What is required
Write out the material again exactly, please, and omit the pictures.

Available data

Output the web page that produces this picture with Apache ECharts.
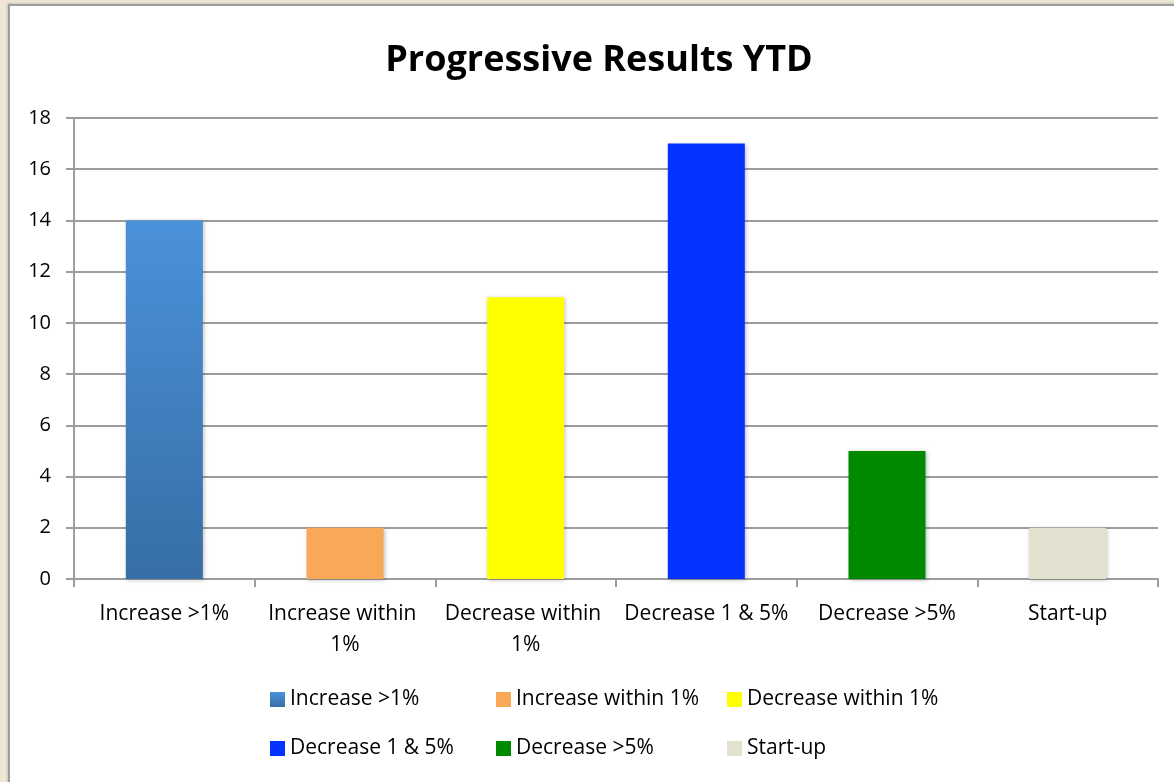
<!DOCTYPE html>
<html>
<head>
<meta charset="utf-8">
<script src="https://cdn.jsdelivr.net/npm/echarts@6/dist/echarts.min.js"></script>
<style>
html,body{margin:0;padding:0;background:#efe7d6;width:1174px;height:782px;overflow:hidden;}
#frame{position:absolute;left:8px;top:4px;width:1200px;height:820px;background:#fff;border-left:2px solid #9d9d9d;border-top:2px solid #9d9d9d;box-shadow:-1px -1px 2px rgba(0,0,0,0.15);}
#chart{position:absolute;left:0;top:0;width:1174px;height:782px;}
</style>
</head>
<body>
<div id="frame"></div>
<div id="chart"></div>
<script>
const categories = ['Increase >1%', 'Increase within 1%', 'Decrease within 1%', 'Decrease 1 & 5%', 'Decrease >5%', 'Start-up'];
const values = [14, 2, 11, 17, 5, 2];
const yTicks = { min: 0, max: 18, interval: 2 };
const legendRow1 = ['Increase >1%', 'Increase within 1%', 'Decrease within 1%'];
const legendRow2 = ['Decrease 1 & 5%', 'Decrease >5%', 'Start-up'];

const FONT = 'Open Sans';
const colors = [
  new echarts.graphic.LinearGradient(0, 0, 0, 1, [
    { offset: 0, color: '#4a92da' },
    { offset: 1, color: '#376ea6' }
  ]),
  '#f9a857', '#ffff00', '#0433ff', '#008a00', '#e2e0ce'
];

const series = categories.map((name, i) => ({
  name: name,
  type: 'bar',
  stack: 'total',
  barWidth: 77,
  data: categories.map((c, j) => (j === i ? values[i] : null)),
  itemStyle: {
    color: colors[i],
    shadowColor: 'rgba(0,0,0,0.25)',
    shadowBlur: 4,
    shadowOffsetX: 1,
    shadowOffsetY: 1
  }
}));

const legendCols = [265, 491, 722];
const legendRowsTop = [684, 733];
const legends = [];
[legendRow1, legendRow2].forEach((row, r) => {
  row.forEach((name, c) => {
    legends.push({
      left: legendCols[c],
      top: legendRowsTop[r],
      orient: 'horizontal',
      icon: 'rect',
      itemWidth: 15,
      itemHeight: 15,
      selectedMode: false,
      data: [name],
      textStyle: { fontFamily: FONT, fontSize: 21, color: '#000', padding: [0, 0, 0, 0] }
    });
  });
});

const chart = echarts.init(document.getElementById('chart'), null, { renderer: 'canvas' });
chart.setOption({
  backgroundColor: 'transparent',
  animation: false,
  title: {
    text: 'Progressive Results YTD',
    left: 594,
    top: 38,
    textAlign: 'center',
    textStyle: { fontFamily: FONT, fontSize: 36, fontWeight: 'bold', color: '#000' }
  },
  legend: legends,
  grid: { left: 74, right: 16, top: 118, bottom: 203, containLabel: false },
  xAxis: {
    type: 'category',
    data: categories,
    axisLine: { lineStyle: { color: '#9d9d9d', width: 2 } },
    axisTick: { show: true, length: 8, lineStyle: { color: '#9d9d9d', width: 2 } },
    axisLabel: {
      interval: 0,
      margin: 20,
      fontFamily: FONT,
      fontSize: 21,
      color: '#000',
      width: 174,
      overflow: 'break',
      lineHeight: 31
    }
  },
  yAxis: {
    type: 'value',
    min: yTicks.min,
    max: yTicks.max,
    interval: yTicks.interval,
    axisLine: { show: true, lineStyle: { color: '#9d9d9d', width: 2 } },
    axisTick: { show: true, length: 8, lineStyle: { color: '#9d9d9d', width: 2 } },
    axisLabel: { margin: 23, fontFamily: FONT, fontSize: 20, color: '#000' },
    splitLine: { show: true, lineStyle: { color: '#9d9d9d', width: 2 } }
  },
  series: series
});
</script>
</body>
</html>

Expected answer
Output the web page that produces this picture with Apache ECharts.
<!DOCTYPE html>
<html>
<head>
<meta charset="utf-8">
<script src="https://cdn.jsdelivr.net/npm/echarts@6/dist/echarts.min.js"></script>
<style>
html,body{margin:0;padding:0;background:#efe7d6;width:1174px;height:782px;overflow:hidden;}
#frame{position:absolute;left:8px;top:4px;width:1200px;height:820px;background:#fff;border-left:2px solid #9d9d9d;border-top:2px solid #9d9d9d;box-shadow:-1px -1px 2px rgba(0,0,0,0.15);}
#chart{position:absolute;left:0;top:0;width:1174px;height:782px;}
</style>
</head>
<body>
<div id="frame"></div>
<div id="chart"></div>
<script>
const categories = ['Increase >1%', 'Increase within 1%', 'Decrease within 1%', 'Decrease 1 & 5%', 'Decrease >5%', 'Start-up'];
const values = [14, 2, 11, 17, 5, 2];
const yTicks = { min: 0, max: 18, interval: 2 };
const legendRow1 = ['Increase >1%', 'Increase within 1%', 'Decrease within 1%'];
const legendRow2 = ['Decrease 1 & 5%', 'Decrease >5%', 'Start-up'];

const FONT = 'Open Sans';
const colors = [
  new echarts.graphic.LinearGradient(0, 0, 0, 1, [
    { offset: 0, color: '#4a92da' },
    { offset: 1, color: '#376ea6' }
  ]),
  '#f9a857', '#ffff00', '#0433ff', '#008a00', '#e2e0ce'
];

const series = categories.map((name, i) => ({
  name: name,
  type: 'bar',
  stack: 'total',
  barWidth: 77,
  data: categories.map((c, j) => (j === i ? values[i] : null)),
  itemStyle: {
    color: colors[i],
    shadowColor: 'rgba(0,0,0,0.25)',
    shadowBlur: 4,
    shadowOffsetX: 1,
    shadowOffsetY: 1
  }
}));

const legendCols = [265, 491, 722];
const legendRowsTop = [684, 733];
const legends = [];
[legendRow1, legendRow2].forEach((row, r) => {
  row.forEach((name, c) => {
    legends.push({
      left: legendCols[c],
      top: legendRowsTop[r],
      orient: 'horizontal',
      icon: 'rect',
      itemWidth: 15,
      itemHeight: 15,
      selectedMode: false,
      data: [name],
      textStyle: { fontFamily: FONT, fontSize: 21, color: '#000', padding: [0, 0, 0, 0] }
    });
  });
});

const chart = echarts.init(document.getElementById('chart'), null, { renderer: 'canvas' });
chart.setOption({
  backgroundColor: 'transparent',
  animation: false,
  title: {
    text: 'Progressive Results YTD',
    left: 594,
    top: 38,
    textAlign: 'center',
    textStyle: { fontFamily: FONT, fontSize: 36, fontWeight: 'bold', color: '#000' }
  },
  legend: legends,
  grid: { left: 74, right: 16, top: 118, bottom: 203, containLabel: false },
  xAxis: {
    type: 'category',
    data: categories,
    axisLine: { lineStyle: { color: '#9d9d9d', width: 2 } },
    axisTick: { show: true, length: 8, lineStyle: { color: '#9d9d9d', width: 2 } },
    axisLabel: {
      interval: 0,
      margin: 20,
      fontFamily: FONT,
      fontSize: 21,
      color: '#000',
      width: 174,
      overflow: 'break',
      lineHeight: 31
    }
  },
  yAxis: {
    type: 'value',
    min: yTicks.min,
    max: yTicks.max,
    interval: yTicks.interval,
    axisLine: { show: true, lineStyle: { color: '#9d9d9d', width: 2 } },
    axisTick: { show: true, length: 8, lineStyle: { color: '#9d9d9d', width: 2 } },
    axisLabel: { margin: 23, fontFamily: FONT, fontSize: 20, color: '#000' },
    splitLine: { show: true, lineStyle: { color: '#9d9d9d', width: 2 } }
  },
  series: series
});
</script>
</body>
</html>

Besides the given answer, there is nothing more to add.